Are you new to Binance and dreaming of quick profits in the world of cryptocurrency? While the idea of making money by trading cryptocurrencies is enticing, it is not as easy as it seems. Many beginners have lost their hard-earned money due to common mistakes. To help you avoid these traps, let's take a deeper look at the 5 most serious errors that new traders make—and how you can steer clear of them.

1. Chasing "Moonshots": Stop gambling, start strategizing.

It's easy to get caught up in the hype of the "next big coin" that is supposedly going to the moon. Social media and online forums are flooded with promises of quick riches, but often these speculative investments turn out to be worthless.

Why this is a mistake:

  • Most "hyped" coins lack solid fundamentals and are prone to severe collapses.

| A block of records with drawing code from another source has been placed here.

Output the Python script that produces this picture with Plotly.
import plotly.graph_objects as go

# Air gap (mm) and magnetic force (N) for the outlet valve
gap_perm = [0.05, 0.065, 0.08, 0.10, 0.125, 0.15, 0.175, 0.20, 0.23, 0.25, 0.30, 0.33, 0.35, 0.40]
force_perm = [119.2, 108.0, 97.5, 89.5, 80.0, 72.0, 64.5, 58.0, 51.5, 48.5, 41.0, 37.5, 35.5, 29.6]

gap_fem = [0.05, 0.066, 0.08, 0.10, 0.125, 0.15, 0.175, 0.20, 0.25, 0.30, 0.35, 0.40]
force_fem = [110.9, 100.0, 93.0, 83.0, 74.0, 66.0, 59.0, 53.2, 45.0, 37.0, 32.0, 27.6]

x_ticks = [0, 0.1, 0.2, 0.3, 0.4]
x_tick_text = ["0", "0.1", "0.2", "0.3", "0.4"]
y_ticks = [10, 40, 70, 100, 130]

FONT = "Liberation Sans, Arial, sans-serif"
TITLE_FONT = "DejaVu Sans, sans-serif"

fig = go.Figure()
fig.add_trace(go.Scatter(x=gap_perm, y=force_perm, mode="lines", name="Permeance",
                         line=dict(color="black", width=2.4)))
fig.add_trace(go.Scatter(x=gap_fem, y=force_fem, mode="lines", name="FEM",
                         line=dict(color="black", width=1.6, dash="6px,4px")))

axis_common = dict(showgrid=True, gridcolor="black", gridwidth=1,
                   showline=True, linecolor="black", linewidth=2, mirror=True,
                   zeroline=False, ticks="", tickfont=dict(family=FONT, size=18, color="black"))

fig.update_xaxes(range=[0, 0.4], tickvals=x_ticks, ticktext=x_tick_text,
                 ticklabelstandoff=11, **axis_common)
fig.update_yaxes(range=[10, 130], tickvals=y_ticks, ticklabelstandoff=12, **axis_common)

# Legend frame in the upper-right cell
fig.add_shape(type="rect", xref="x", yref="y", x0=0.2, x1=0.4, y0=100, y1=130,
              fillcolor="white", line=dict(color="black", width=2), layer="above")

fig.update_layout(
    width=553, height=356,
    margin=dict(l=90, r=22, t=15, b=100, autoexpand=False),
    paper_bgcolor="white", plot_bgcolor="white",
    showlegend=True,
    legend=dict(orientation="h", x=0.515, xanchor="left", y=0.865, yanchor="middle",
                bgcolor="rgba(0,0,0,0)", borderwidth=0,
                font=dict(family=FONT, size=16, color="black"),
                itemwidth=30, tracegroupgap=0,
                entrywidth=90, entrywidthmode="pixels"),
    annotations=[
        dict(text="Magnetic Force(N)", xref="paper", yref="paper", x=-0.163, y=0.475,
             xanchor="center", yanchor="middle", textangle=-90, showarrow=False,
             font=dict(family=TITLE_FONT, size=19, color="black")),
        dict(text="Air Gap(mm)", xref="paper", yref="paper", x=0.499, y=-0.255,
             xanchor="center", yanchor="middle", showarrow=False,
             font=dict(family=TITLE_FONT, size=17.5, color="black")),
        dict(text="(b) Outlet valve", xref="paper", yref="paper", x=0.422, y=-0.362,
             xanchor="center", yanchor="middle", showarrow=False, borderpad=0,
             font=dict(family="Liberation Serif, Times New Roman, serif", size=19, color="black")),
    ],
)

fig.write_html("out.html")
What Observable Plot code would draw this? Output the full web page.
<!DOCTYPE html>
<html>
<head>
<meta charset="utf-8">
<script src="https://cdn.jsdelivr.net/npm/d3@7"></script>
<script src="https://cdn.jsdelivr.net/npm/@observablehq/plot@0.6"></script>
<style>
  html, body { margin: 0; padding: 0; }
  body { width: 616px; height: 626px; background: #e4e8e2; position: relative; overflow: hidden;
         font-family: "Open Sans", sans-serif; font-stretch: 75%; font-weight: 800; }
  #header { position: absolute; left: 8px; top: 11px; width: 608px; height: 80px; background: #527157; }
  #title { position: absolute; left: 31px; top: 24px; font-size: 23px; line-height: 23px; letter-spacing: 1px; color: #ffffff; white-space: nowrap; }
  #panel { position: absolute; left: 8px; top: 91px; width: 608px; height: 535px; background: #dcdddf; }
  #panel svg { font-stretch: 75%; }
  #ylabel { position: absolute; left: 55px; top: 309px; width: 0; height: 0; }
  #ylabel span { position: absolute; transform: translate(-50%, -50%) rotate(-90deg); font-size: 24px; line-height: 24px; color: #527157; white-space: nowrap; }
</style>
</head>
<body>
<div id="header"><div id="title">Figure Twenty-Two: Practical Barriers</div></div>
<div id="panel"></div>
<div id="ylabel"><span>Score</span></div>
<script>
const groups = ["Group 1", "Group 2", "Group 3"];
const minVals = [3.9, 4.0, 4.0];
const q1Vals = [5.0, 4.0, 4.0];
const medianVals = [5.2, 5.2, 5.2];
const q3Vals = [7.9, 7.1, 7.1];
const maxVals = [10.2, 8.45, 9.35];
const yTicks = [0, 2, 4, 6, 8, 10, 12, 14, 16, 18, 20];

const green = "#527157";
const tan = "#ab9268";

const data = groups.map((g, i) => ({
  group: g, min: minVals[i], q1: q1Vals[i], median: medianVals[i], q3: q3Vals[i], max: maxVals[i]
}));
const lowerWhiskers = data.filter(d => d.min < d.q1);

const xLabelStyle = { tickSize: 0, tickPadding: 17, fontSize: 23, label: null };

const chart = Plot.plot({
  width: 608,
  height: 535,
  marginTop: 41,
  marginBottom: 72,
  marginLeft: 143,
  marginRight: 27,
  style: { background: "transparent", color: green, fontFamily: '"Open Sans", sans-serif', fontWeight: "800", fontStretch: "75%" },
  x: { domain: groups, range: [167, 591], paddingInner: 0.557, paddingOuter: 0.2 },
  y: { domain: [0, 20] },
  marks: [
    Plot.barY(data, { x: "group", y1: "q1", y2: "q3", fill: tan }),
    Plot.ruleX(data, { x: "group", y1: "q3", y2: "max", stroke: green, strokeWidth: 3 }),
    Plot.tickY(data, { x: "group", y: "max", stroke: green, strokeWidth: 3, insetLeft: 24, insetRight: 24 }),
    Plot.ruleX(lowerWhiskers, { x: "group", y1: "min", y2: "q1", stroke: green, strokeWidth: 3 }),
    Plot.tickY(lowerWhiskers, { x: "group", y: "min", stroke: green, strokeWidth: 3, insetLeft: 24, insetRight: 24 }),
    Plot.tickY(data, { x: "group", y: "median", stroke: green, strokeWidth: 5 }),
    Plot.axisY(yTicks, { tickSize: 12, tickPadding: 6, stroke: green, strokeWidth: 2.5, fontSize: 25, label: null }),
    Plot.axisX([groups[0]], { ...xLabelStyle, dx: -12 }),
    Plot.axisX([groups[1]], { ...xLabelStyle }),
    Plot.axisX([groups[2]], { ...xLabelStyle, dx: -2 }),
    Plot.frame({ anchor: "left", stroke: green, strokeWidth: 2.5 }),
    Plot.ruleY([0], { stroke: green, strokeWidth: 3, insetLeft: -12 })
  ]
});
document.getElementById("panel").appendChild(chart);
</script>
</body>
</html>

  • Essentially, you are gambling if you buy without a clear understanding of the project behind that coin.

How to avoid it:

  • Do your own research (DYOR) before investing.

  • Focus on projects with real use cases, reputable teams, and transparent roadmaps.

  • Avoid FOMO (Fear of Missing Out) by setting clear investment criteria.

2. Ignoring risk management: Don't bet more than you can afford to lose.

One of the golden rules of trading is to never risk money you can't afford to lose. However, many beginners often neglect caution, frequently losing their entire capital in a single bad trade.

Why this is a mistake:

  • Trading based on emotions will lead to poor decision-making.

  • Without a risk management plan, even a bad trade can destroy your portfolio.

How to avoid it:

  • Set stop-loss orders for every trade to limit your potential losses.

  • Follow the 1% rule: never risk more than 1% of your trading account on a single trade.

  • Diversify your investments instead of putting all your money into one coin.

3. Overtrading: Patience will be rewarded.

The cryptocurrency market is very volatile, and it is easy to continuously buy and sell in response to price fluctuations. However, overtrading often leads to more losses than profits.

Why this is a mistake:

  • Frequent trading will lead to higher transaction fees, reducing your profits.

  • Emotional decision-making increases the likelihood of poor trading performance.

How to avoid it:

  • Develop a clear trading strategy and stick to that strategy.

  • Limit your trades to setups with a high probability.

  • Take breaks from trading to avoid burnout and make impulsive decisions.

4. Misusing leverage: A double-edged sword.

Leverage allows traders to amplify the size of their positions, but this is a tool best left to experienced traders. For beginners, leverage often leads to catastrophic losses.

Why this is a mistake:

  • While leverage increases potential profits, it also increases the level of losses.

  • Many beginners underestimate the speed at which leveraged positions can be liquidated.

How to avoid it:

  • Avoid using leverage until you fully understand the risks and mechanics.

  • If you have to use leverage, start with the minimum amount and always have a stop-loss in place.

  • Think of leverage as a risk management tool, not a shortcut to quick profits.

5. Blindly trusting "Experts": Think for yourself.

The internet is filled with so-called "crypto experts" sharing trading advice or promoting specific coins. While some may have good intentions, many are simply selling coins for personal gain.

Why this is a mistake:

  • Influencers may have hidden motives and financial interests in promoting certain coins.

  • Following advice without understanding it can lead to poor investment choices.

How to avoid it:

  • Always do your own research (DYOR) before acting on any advice.

  • Cross-check information from multiple sources.

  • Learn to analyze the market yourself to make informed decisions.

Conclusion

Trading on Binance can be rewarding, but it is also fraught with risks, especially for beginners. Avoid the following 5 common mistakes—chasing trends, neglecting risk management, overtrading, misusing leverage, and blindly following influencers—and you can significantly improve your chances of success.

Start by educating yourself, practicing discipline, and developing a well-thought-out strategy. Remember, the key to success is not making quick profits but protecting your capital and achieving steady growth over time.